MATERIAL FOR THIS EXERCISE:

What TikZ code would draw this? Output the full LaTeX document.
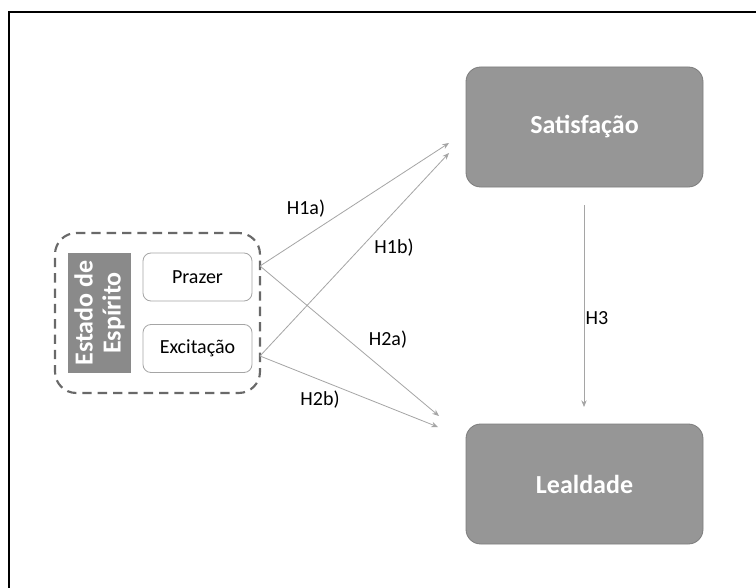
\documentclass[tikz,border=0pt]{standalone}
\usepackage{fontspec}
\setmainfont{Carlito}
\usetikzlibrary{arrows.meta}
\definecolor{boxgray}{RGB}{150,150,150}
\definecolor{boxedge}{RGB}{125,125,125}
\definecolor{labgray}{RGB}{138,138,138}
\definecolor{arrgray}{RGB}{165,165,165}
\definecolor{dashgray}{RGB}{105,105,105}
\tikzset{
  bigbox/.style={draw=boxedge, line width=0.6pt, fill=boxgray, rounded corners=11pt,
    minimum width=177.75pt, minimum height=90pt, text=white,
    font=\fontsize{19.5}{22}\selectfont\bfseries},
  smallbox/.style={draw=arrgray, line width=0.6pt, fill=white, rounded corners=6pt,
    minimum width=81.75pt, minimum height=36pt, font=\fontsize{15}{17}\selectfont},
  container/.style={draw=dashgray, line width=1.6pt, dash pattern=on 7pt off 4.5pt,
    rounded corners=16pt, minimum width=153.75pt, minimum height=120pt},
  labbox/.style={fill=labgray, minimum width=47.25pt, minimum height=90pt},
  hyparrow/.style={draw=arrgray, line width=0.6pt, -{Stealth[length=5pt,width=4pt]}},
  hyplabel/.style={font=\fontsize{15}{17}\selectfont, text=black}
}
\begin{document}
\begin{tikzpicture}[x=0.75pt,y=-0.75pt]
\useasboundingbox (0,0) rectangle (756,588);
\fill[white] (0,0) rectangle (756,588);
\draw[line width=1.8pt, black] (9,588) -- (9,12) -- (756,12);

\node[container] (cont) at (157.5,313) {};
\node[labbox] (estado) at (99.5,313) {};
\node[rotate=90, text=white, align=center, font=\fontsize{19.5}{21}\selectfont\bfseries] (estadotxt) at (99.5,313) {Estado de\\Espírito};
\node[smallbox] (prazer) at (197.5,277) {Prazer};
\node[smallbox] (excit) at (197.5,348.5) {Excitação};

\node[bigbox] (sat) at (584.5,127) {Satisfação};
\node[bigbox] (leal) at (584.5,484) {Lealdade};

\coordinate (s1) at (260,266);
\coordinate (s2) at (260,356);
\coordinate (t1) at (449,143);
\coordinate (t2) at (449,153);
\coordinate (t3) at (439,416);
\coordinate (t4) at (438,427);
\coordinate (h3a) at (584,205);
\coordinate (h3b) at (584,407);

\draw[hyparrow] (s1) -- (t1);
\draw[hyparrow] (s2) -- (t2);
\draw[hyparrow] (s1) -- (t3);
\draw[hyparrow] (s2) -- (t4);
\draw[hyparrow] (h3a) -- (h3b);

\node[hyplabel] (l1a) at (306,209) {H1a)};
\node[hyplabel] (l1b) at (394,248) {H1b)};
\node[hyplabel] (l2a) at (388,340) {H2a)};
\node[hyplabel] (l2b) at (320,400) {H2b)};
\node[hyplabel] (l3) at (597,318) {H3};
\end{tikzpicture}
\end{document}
==
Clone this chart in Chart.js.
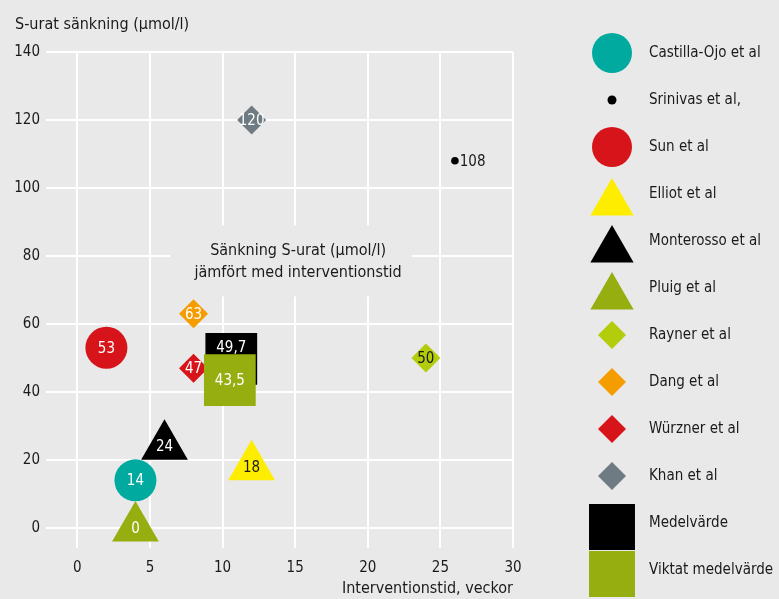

WHAT THE TASK ASKS: Quote only the lines running from the line with "What TikZ code" to the line with "(h3a) -- (h3b);", ends included, exactly as they appear and without the pictures.

RESPONSE TO THIS EXERCISE:
What TikZ code would draw this? Output the full LaTeX document.
\documentclass[tikz,border=0pt]{standalone}
\usepackage{fontspec}
\setmainfont{Carlito}
\usetikzlibrary{arrows.meta}
\definecolor{boxgray}{RGB}{150,150,150}
\definecolor{boxedge}{RGB}{125,125,125}
\definecolor{labgray}{RGB}{138,138,138}
\definecolor{arrgray}{RGB}{165,165,165}
\definecolor{dashgray}{RGB}{105,105,105}
\tikzset{
  bigbox/.style={draw=boxedge, line width=0.6pt, fill=boxgray, rounded corners=11pt,
    minimum width=177.75pt, minimum height=90pt, text=white,
    font=\fontsize{19.5}{22}\selectfont\bfseries},
  smallbox/.style={draw=arrgray, line width=0.6pt, fill=white, rounded corners=6pt,
    minimum width=81.75pt, minimum height=36pt, font=\fontsize{15}{17}\selectfont},
  container/.style={draw=dashgray, line width=1.6pt, dash pattern=on 7pt off 4.5pt,
    rounded corners=16pt, minimum width=153.75pt, minimum height=120pt},
  labbox/.style={fill=labgray, minimum width=47.25pt, minimum height=90pt},
  hyparrow/.style={draw=arrgray, line width=0.6pt, -{Stealth[length=5pt,width=4pt]}},
  hyplabel/.style={font=\fontsize{15}{17}\selectfont, text=black}
}
\begin{document}
\begin{tikzpicture}[x=0.75pt,y=-0.75pt]
\useasboundingbox (0,0) rectangle (756,588);
\fill[white] (0,0) rectangle (756,588);
\draw[line width=1.8pt, black] (9,588) -- (9,12) -- (756,12);

\node[container] (cont) at (157.5,313) {};
\node[labbox] (estado) at (99.5,313) {};
\node[rotate=90, text=white, align=center, font=\fontsize{19.5}{21}\selectfont\bfseries] (estadotxt) at (99.5,313) {Estado de\\Espírito};
\node[smallbox] (prazer) at (197.5,277) {Prazer};
\node[smallbox] (excit) at (197.5,348.5) {Excitação};

\node[bigbox] (sat) at (584.5,127) {Satisfação};
\node[bigbox] (leal) at (584.5,484) {Lealdade};

\coordinate (s1) at (260,266);
\coordinate (s2) at (260,356);
\coordinate (t1) at (449,143);
\coordinate (t2) at (449,153);
\coordinate (t3) at (439,416);
\coordinate (t4) at (438,427);
\coordinate (h3a) at (584,205);
\coordinate (h3b) at (584,407);

\draw[hyparrow] (s1) -- (t1);
\draw[hyparrow] (s2) -- (t2);
\draw[hyparrow] (s1) -- (t3);
\draw[hyparrow] (s2) -- (t4);
\draw[hyparrow] (h3a) -- (h3b);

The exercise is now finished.